───── DATA PROVIDED ─────

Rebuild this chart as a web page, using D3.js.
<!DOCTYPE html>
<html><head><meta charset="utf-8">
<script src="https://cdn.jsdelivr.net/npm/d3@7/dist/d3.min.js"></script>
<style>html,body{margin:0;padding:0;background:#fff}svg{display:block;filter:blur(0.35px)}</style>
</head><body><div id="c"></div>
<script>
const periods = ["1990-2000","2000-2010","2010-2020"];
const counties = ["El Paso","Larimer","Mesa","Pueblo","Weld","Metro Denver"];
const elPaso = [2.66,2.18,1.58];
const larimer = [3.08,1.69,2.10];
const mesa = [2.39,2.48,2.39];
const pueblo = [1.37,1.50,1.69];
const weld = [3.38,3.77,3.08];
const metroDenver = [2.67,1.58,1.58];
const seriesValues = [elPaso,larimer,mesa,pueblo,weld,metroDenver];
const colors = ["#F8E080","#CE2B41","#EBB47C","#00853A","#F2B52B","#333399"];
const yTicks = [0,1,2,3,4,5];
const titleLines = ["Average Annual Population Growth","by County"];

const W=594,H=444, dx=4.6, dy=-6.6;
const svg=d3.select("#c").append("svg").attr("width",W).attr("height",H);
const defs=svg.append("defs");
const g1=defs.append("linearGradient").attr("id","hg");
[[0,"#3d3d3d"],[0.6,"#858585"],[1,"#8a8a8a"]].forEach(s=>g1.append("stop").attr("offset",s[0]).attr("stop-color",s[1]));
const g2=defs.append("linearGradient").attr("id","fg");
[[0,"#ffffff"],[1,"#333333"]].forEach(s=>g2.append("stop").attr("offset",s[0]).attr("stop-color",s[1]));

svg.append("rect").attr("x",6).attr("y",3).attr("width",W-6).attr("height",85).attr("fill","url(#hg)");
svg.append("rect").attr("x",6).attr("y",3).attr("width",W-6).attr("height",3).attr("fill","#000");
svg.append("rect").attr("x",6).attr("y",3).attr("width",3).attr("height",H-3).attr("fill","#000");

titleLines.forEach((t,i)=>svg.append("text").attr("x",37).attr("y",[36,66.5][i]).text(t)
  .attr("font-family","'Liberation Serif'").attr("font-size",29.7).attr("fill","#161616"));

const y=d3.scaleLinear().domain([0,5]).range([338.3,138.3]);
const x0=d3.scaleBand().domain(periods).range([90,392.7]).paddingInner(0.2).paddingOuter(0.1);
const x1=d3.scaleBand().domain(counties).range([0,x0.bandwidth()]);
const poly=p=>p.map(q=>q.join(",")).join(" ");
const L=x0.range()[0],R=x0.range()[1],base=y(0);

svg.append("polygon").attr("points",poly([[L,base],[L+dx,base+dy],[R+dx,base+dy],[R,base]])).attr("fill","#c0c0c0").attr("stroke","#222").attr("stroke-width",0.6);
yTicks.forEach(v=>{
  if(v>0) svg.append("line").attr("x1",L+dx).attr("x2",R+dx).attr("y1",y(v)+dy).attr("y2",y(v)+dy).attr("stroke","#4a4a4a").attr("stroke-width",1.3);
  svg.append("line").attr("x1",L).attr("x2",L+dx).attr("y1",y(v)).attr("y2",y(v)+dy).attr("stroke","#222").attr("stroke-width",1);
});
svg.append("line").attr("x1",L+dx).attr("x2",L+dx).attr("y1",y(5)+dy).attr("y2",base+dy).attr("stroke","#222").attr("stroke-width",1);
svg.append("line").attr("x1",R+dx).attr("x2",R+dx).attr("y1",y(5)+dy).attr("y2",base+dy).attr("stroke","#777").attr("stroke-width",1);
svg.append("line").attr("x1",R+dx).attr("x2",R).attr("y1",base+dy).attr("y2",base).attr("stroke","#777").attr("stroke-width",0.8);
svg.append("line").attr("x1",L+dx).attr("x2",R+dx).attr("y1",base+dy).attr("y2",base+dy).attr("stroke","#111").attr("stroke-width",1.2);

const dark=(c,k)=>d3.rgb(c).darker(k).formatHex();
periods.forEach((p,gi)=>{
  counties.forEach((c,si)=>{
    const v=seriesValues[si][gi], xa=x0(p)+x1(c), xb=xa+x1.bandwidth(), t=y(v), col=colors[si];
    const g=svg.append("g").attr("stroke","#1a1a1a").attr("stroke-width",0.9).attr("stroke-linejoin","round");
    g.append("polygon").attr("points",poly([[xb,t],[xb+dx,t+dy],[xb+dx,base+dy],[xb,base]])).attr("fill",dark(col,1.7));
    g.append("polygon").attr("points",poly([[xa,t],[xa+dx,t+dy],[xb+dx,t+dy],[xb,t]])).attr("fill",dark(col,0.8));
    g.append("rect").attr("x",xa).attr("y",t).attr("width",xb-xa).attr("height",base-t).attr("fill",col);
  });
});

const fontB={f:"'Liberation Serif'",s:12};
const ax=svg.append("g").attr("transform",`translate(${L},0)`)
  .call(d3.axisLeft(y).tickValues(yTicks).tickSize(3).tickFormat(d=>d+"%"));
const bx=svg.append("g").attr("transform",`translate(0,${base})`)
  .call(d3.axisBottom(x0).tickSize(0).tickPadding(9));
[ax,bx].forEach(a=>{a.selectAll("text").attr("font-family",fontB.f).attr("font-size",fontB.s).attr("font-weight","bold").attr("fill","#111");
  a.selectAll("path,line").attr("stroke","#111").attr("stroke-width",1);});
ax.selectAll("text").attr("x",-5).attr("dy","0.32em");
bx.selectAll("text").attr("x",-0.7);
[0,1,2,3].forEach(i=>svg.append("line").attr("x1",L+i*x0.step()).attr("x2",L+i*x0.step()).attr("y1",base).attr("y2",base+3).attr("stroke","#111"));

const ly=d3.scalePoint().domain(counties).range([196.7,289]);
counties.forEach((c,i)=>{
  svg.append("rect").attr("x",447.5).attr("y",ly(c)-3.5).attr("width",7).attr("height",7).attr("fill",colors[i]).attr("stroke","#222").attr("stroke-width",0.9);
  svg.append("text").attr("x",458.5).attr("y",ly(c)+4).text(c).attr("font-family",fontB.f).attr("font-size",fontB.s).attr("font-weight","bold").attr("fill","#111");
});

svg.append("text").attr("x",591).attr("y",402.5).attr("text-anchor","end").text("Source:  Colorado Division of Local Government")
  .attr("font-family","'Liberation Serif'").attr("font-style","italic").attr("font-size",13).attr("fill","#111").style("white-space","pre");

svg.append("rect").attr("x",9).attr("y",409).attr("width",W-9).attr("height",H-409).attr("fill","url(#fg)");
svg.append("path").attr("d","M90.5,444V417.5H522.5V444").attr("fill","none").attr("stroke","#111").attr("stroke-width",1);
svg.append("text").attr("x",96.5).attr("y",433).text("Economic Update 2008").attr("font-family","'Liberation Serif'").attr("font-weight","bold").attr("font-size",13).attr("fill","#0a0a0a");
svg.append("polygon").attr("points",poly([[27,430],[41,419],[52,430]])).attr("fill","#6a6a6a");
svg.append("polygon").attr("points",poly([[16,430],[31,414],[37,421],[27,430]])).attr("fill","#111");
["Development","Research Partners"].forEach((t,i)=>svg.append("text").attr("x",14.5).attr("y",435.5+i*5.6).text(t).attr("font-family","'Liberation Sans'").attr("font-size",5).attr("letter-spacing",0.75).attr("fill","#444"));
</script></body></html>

─────
───── DATA PROVIDED ─────

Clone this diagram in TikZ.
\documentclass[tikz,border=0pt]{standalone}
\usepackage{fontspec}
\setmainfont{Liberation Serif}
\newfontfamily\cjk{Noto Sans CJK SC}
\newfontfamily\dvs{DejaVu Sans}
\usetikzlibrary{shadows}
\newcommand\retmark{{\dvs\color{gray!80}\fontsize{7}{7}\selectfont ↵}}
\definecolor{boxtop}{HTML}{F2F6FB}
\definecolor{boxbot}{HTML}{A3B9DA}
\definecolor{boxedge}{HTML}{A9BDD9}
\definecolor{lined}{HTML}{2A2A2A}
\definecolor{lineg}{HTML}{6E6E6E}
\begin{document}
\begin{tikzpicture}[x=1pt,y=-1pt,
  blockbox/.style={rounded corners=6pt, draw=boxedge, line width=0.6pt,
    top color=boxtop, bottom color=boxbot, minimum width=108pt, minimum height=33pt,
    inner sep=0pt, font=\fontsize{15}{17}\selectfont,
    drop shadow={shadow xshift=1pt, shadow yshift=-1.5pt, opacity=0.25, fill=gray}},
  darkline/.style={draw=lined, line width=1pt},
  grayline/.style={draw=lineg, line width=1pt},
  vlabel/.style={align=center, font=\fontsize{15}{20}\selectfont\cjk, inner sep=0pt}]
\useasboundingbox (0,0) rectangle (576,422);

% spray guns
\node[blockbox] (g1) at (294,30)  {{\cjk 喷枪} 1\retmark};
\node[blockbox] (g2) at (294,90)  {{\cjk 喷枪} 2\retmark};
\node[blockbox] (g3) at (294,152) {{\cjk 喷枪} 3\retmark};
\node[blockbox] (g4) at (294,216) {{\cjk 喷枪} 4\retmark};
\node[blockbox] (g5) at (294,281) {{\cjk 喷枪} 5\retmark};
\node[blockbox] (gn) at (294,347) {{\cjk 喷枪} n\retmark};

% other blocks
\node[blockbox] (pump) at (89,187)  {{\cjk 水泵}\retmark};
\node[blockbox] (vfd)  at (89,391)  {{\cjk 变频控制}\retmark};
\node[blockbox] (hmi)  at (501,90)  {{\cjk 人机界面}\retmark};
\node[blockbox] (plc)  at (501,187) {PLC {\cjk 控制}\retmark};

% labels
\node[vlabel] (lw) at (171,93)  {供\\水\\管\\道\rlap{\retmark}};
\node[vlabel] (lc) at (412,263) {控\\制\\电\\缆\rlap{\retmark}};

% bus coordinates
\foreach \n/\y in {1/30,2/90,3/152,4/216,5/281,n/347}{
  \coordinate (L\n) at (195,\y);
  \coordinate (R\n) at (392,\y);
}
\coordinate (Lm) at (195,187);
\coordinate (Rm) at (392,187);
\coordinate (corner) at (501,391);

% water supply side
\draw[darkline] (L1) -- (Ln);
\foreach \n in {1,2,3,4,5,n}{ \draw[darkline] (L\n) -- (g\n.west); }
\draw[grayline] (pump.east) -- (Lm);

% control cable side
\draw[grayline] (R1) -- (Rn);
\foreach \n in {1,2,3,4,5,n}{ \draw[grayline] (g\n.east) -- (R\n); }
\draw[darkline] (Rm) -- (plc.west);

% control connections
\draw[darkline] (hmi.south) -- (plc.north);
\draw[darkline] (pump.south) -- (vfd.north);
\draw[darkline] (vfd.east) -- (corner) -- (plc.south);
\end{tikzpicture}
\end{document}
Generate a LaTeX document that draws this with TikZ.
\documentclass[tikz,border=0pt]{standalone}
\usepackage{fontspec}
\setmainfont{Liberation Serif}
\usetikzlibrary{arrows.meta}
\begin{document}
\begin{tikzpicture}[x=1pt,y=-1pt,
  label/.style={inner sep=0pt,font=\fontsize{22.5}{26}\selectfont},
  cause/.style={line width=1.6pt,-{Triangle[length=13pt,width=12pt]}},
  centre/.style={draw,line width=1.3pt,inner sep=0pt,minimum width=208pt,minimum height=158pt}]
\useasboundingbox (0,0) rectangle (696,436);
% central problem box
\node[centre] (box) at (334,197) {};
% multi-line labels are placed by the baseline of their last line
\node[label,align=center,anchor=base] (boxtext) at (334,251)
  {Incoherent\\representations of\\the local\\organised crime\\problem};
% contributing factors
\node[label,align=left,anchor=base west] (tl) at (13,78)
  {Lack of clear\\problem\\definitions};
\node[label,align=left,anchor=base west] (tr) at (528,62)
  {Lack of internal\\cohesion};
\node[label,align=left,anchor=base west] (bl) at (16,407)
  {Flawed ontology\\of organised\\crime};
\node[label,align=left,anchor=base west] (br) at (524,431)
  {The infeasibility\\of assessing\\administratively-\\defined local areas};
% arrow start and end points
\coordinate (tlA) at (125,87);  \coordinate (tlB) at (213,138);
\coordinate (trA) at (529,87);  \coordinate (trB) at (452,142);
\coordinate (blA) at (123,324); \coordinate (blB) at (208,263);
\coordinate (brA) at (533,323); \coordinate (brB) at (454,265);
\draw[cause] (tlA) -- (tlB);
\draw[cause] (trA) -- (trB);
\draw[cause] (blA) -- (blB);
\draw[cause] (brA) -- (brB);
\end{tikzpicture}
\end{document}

─────
───── DATA PROVIDED ─────

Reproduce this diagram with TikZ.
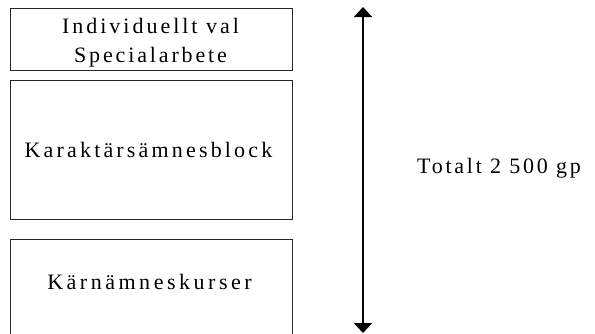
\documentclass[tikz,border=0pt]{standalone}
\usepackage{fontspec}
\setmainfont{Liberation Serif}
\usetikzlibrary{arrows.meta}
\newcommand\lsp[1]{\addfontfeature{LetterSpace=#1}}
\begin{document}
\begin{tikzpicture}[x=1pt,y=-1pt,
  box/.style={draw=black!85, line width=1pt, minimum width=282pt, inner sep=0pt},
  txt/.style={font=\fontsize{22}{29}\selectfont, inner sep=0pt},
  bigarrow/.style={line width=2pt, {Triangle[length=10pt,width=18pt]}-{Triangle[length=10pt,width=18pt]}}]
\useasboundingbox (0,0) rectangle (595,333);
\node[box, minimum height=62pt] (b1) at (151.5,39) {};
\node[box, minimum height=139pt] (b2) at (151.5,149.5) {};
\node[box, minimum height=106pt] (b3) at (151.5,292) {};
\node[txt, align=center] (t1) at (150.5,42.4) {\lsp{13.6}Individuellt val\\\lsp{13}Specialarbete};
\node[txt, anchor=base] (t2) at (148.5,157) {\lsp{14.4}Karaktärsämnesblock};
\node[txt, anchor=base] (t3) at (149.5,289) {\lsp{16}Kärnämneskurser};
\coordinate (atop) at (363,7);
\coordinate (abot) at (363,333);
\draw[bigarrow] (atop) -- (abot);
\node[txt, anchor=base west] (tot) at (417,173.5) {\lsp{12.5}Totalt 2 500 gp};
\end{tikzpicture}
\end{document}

─────

[AIM]:
Above are the records; copy every line in them that holds the word "diagram".

[FINAL ANSWER]:
Clone this diagram in TikZ.
Reproduce this diagram with TikZ.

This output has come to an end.